July 30

What was advertised in a colonial American newspaper 250 years ago today?

South-Carolina Gazette and Country Journal (July 30, 1771).

“Carries on the BOOK-BINDING and STATIONARY BUSINESS, in all its Branches.”

The term “classified ads” accurately describes newspaper notices published in later periods, but it misrepresents advertising in eighteenth-century newspapers.  Printers did not “classify” advertisements in the sense of assigning them to categories and then grouping or organizing them to make it easier for readers to navigate their contents.  Instead, advertisements appeared as a hodgepodge fashion, requiring more careful reading to discern their purposes.
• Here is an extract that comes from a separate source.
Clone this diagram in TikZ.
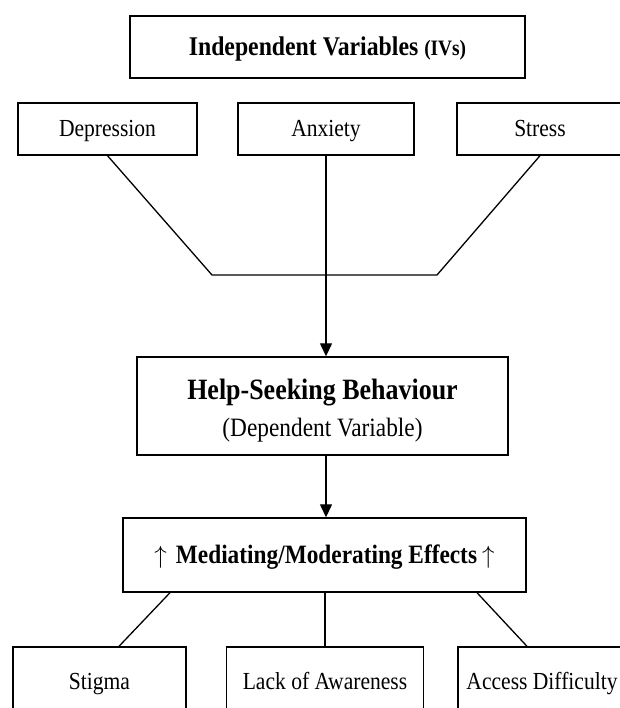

Consider, for example, advertisements about enslaved people.  Printers could have readily identified four categories or classifications:  enslaved people for sale, enslaved people wanted to purchase or to hire, “runaways” who liberated themselves, and captured fugitives seeking freedom held in workhouse and jails.  Printers did not cluster such advertisements together on the pages of their newspapers.  Consider the July 30, 1771, edition of the South-Carolina Gazette and Country Journal.  It included three advertisements offering rewards for the capture and return of enslaved people who liberated themselves.  One ran near the top of the third column on the third page, another at the top of the second column on the last page, and the final one at the bottom of that column.  Two “Brought to the WORK-HOUSE” advertisements describing Black men also appeared in that issue, one at the bottom of the third column on the third page and the other in the middle of the third column on the last page.  The printer made no effort to classify these advertisements and place them in close proximity.
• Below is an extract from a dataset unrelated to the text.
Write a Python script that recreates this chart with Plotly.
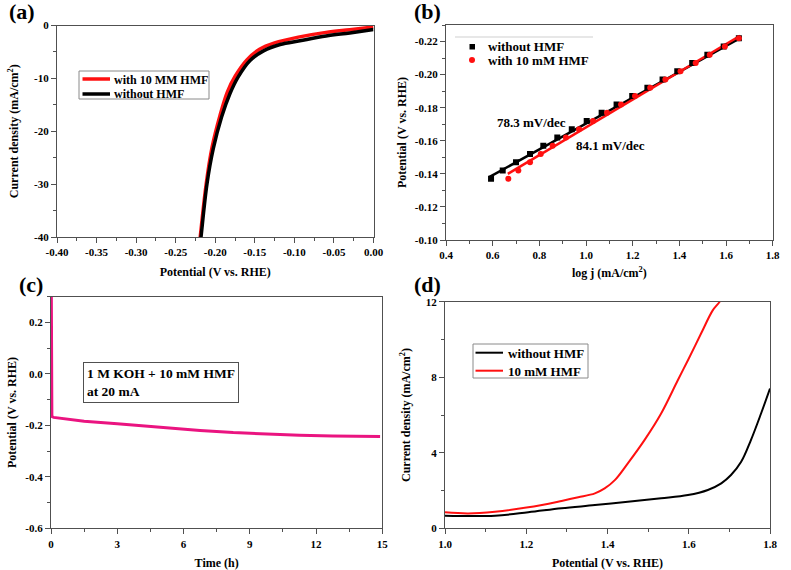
import plotly.graph_objects as go
from plotly.subplots import make_subplots

# (a) HER polarisation curves
her_v_hmf = [-0.2205, -0.219, -0.2115, -0.204, -0.194, -0.1845, -0.1745, -0.160, -0.144, -0.125, -0.095, -0.060, -0.030, 0.0]
her_j_hmf = [-42, -40, -30, -23, -17, -12.5, -9.5, -6.5, -4.5, -3.3, -2.2, -1.3, -0.8, -0.3]
her_v_blank = [-0.2195, -0.218, -0.2105, -0.2025, -0.192, -0.1815, -0.171, -0.156, -0.139, -0.118, -0.093, -0.060, -0.030, 0.0]
her_j_blank = [-42, -40, -30, -23.3, -17.3, -12.9, -9.7, -6.6, -4.8, -3.6, -2.9, -2.0, -1.4, -0.75]
her_v_ticks = [-0.40, -0.35, -0.30, -0.25, -0.20, -0.15, -0.10, -0.05, 0.0]
her_v_labels = ["-0.40", "-0.35", "-0.30", "-0.25", "-0.20", "-0.15", "-0.10", "-0.05", "0.00"]
her_j_ticks = [-40, -30, -20, -10, 0]
her_j_labels = ["-40", "-30", "-20", "-10", "0"]

# (b) Tafel plot
tafel_logj_blank = [0.593, 0.643, 0.700, 0.760, 0.817, 0.877, 0.939, 1.003, 1.067, 1.131, 1.198, 1.263, 1.328, 1.391, 1.455, 1.52, 1.59, 1.655]
tafel_v_blank = [-0.137, -0.142, -0.147, -0.152, -0.157, -0.162, -0.167, -0.172, -0.177, -0.182, -0.187, -0.192, -0.197, -0.202, -0.207, -0.212, -0.217, -0.222]
tafel_logj_hmf = [0.667, 0.710, 0.760, 0.806, 0.857, 0.914, 0.970, 1.030, 1.090, 1.150, 1.210, 1.275, 1.340, 1.405, 1.470, 1.530, 1.595, 1.655]
tafel_v_hmf = [-0.137, -0.142, -0.147, -0.152, -0.157, -0.162, -0.167, -0.172, -0.177, -0.182, -0.187, -0.192, -0.197, -0.202, -0.207, -0.212, -0.217, -0.222]
fit_logj_blank = [0.585, 1.66]
fit_v_blank = [-0.138, -0.222]
fit_logj_hmf = [0.665, 1.66]
fit_v_hmf = [-0.140, -0.2235]
tafel_v_ticks = [-0.22, -0.20, -0.18, -0.16, -0.14, -0.12, -0.10]
tafel_v_labels = ["-0.22", "-0.20", "-0.18", "-0.16", "-0.14", "-0.12", "-0.10"]

# (c) chronopotentiometry at 20 mA
time_h = [0.0, 0.04, 0.12, 1.5, 3.0, 4.5, 5.5, 6.75, 8.25, 9.75, 11.25, 12.75, 14.9]
pot_c = [0.6, -0.166, -0.169, -0.184, -0.194, -0.204, -0.213, -0.220, -0.228, -0.234, -0.238, -0.241, -0.2435]
pot_c_ticks = [-0.6, -0.4, -0.2, 0.0, 0.2]
pot_c_labels = ["-0.6", "-0.4", "-0.2", "0.0", "0.2"]

# (d) LSV with / without HMF
oer_v_blank = [1.0, 1.123, 1.205, 1.287, 1.369, 1.45, 1.532, 1.598, 1.647, 1.68, 1.704, 1.729, 1.753, 1.778, 1.8]
oer_j_blank = [0.67, 0.67, 0.85, 1.06, 1.23, 1.41, 1.59, 1.76, 2.03, 2.38, 2.82, 3.52, 4.67, 6.08, 7.4]
oer_v_hmf = [1.0, 1.057, 1.123, 1.205, 1.287, 1.328, 1.369, 1.393, 1.418, 1.45, 1.491, 1.532, 1.573, 1.598, 1.63, 1.659, 1.676, 1.69]
oer_j_hmf = [0.85, 0.79, 0.88, 1.11, 1.45, 1.64, 1.85, 2.11, 2.55, 3.44, 4.67, 6.08, 7.84, 8.9, 10.3, 11.54, 12.0, 12.6]

RED = "#ff1010"
PINK = "#ea1480"
FONT = "Liberation Serif"
W, H = 791, 570

fig = make_subplots(rows=2, cols=2)

# (a)
fig.add_trace(go.Scatter(x=her_v_hmf, y=her_j_hmf, mode="lines", name="with 10 MM HMF",
                         line=dict(color=RED, width=3.5, shape="spline")), row=1, col=1)
fig.add_trace(go.Scatter(x=her_v_blank, y=her_j_blank, mode="lines", name="without HMF",
                         line=dict(color="black", width=3.5, shape="spline")), row=1, col=1)

# (b)
fig.add_trace(go.Scatter(x=fit_logj_blank, y=fit_v_blank, mode="lines",
                         line=dict(color="black", width=2.5)), row=1, col=2)
fig.add_trace(go.Scatter(x=fit_logj_hmf, y=fit_v_hmf, mode="lines",
                         line=dict(color=RED, width=2.5)), row=1, col=2)
fig.add_trace(go.Scatter(x=tafel_logj_blank, y=tafel_v_blank, mode="markers", name="without HMF",
                         marker=dict(symbol="square", size=6, color="black")), row=1, col=2)
fig.add_trace(go.Scatter(x=tafel_logj_hmf, y=tafel_v_hmf, mode="markers", name="with 10 mM HMF",
                         marker=dict(symbol="circle", size=6, color=RED)), row=1, col=2)

# (c)
fig.add_trace(go.Scatter(x=time_h, y=pot_c, mode="lines",
                         line=dict(color=PINK, width=3)), row=2, col=1)

# (d)
fig.add_trace(go.Scatter(x=oer_v_blank, y=oer_j_blank, mode="lines", name="without HMF",
                         line=dict(color="black", width=2, shape="spline")), row=2, col=2)
fig.add_trace(go.Scatter(x=oer_v_hmf, y=oer_j_hmf, mode="lines", name="10 mM HMF",
                         line=dict(color=RED, width=2, shape="spline")), row=2, col=2)

tick_font = dict(family=FONT, size=11, color="black", weight="bold")
title_font = dict(family=FONT, size=12, color="black", weight="bold")
axis_style = dict(showline=True, linecolor="#505050", linewidth=1.3, mirror=True,
                  ticks="outside", ticklen=5, tickwidth=1.2, tickcolor="#505050", automargin=False,
                  showgrid=False, zeroline=False, tickfont=tick_font, title_font=title_font)
fig.update_xaxes(**axis_style)
fig.update_yaxes(**axis_style)


def dom_x(a, b):
    return [a / W, b / W]


def dom_y(top, bottom):
    return [1 - bottom / H, 1 - top / H]


def minor(dt):
    return dict(ticks="outside", ticklen=3, tickwidth=1, tickcolor="#505050", dtick=dt, showgrid=False)


fig.update_layout(
    xaxis=dict(domain=dom_x(57, 373.5), range=[-0.40, 0.0], tickvals=her_v_ticks, ticktext=her_v_labels,
               minor=minor(0.025), title=dict(text="Potential (V vs. RHE)", standoff=10)),
    yaxis=dict(domain=dom_y(25.5, 237), range=[-40, 0], tickvals=her_j_ticks, ticktext=her_j_labels,
               minor=minor(5), title=dict(text="Current density (mA/cm<sup>2</sup>)", standoff=12)),
    xaxis2=dict(domain=dom_x(446, 772.7), range=[0.4, 1.8], dtick=0.2, tickformat=".1f", minor=minor(0.1),
                title=dict(text="log j (mA/cm<sup>2</sup>)", standoff=8)),
    yaxis2=dict(domain=dom_y(25, 240), range=[-0.10, -0.23], tickvals=tafel_v_ticks, ticktext=tafel_v_labels,
                minor=minor(0.01), title=dict(text="Potential (V vs. RHE)", standoff=5)),
    xaxis3=dict(domain=dom_x(51, 382.3), range=[0, 15], dtick=3, minor=minor(1.5),
                title=dict(text="Time (h)", standoff=10)),
    yaxis3=dict(domain=dom_y(296.7, 528.3), range=[-0.6, 0.3], tickvals=pot_c_ticks, ticktext=pot_c_labels,
                minor=minor(0.1), title=dict(text="Potential (V vs. RHE)", standoff=6)),
    xaxis4=dict(domain=dom_x(445, 770), range=[1.0, 1.8], dtick=0.2, tickformat=".1f", minor=minor(0.1),
                title=dict(text="Potential (V vs. RHE)", standoff=10)),
    yaxis4=dict(domain=dom_y(301.7, 528.3), range=[0, 12], dtick=4, minor=minor(2),
                title=dict(text="Current density (mA/cm<sup>2</sup>)", standoff=12)),
    showlegend=False,
    width=W, height=H, margin=dict(l=0, r=0, t=0, b=0),
    paper_bgcolor="white", plot_bgcolor="white",
    font=dict(family=FONT, color="black"),
)


def px_x(v):
    return v / W


def px_y(v):
    return 1 - v / H


def legend_text(text, x, y, size):
    fig.add_annotation(text=text, xref="paper", yref="paper", x=px_x(x), y=px_y(y),
                       xanchor="left", yanchor="middle", showarrow=False,
                       font=dict(family=FONT, size=size, color="black", weight="bold"))


def legend_line(color, width, x0, x1, y):
    fig.add_shape(type="line", xref="paper", yref="paper", x0=px_x(x0), x1=px_x(x1), y0=px_y(y), y1=px_y(y),
                  line=dict(color=color, width=width))


def legend_box(x0, x1, y0, y1):
    fig.add_shape(type="rect", xref="paper", yref="paper", x0=px_x(x0), x1=px_x(x1), y0=px_y(y1), y1=px_y(y0),
                  line=dict(color="#8a8a8a", width=1), fillcolor="white", layer="above")


# legend of (a)
legend_box(79, 209, 71, 99)
legend_line(RED, 3.5, 82.5, 110, 79)
legend_line("black", 3.5, 82.5, 110, 94)
legend_text("with 10 MM HMF", 112, 79.5, 12)
legend_text("without HMF", 112, 94.5, 12)

# legend of (b): faint rule, square and circle samples
legend_line("#cfcfcf", 1, 455, 593, 37)
fig.add_shape(type="rect", xref="paper", yref="paper", x0=px_x(469.5), x1=px_x(475), y0=px_y(49.5), y1=px_y(44),
              line=dict(width=0), fillcolor="black")
fig.add_shape(type="circle", xref="paper", yref="paper", x0=px_x(469), x1=px_x(475), y0=px_y(63), y1=px_y(57),
              line=dict(width=0), fillcolor=RED)
legend_text("without HMF", 486, 46.5, 13)
legend_text("with 10 mM HMF", 486, 60, 13)

# legend of (d)
legend_box(473, 588, 344, 378)
legend_line("black", 2, 475.5, 503, 352.7)
legend_line(RED, 2, 475.5, 503, 370.7)
legend_text("without HMF", 506, 353, 13)
legend_text("10 mM HMF", 506, 371, 13)

label_font = dict(family=FONT, size=22, color="black", weight="bold")
for txt, px, py in [("(a)", 7, 11.5), ("(b)", 412, 11.5), ("(c)", 17, 284), ("(d)", 412, 284)]:
    fig.add_annotation(text=txt, xref="paper", yref="paper", x=px_x(px), y=px_y(py),
                       xanchor="left", yanchor="middle", showarrow=False, font=label_font)

slope_font = dict(family=FONT, size=13, color="black", weight="bold")
fig.add_annotation(text="78.3 mV/dec", xref="x2", yref="y2", x=0.768, y=-0.1713, xanchor="center",
                   showarrow=False, font=slope_font)
fig.add_annotation(text="84.1 mV/dec", xref="x2", yref="y2", x=1.106, y=-0.1574, xanchor="center",
                   showarrow=False, font=slope_font)

fig.add_annotation(text="1 M KOH + 10 mM HMF<br>at 20 mA", xref="paper", yref="paper",
                   x=px_x(83), y=px_y(362), xanchor="left", yanchor="top", align="left", showarrow=False,
                   bordercolor="#505050", borderwidth=1, borderpad=3, bgcolor="white",
                   font=dict(family=FONT, size=13.5, color="black", weight="bold"))

# the page's default body margin would shift the figure by 8 px
fig.write_html("out.html", config={"displayModeBar": False},
               post_script="document.body.style.margin = '0';")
In some cases, it would have been practically impossible to classify advertisements because advertisers often placed notices with multiple purposes in mind.  When Mary Gordon, “Administratrix to the Estate of Mr. James Gordon,” departed South Carolina “for the Benefit of her Health,” she appointed James Taylor to overseer the estate.  Taylor placed an advertisement to that effect, calling on anyone with outstanding accounts to settle them.  Taylor also used the opportunity to promote his own business, inserting a note that he “carries on the BOOK-BINDING and STATIONARY BUSINESS, in all its Branches, almost opposite the State-House.”  While this advertisement could have been considered an estate notice based on its primary purpose, it also aimed to attract customers for a business unrelated to the estate.  In that regard, it defied classification.

Although it may seem reasonable to describe advertisements in eighteenth-century newspapers as “classified ads,” at least initially, further examination reveals that doing so amounts to a mischaracterization of the contents and organization of those newspapers.  It also writes the history of newspaper advertising backwards, grafting later developments onto the early American press.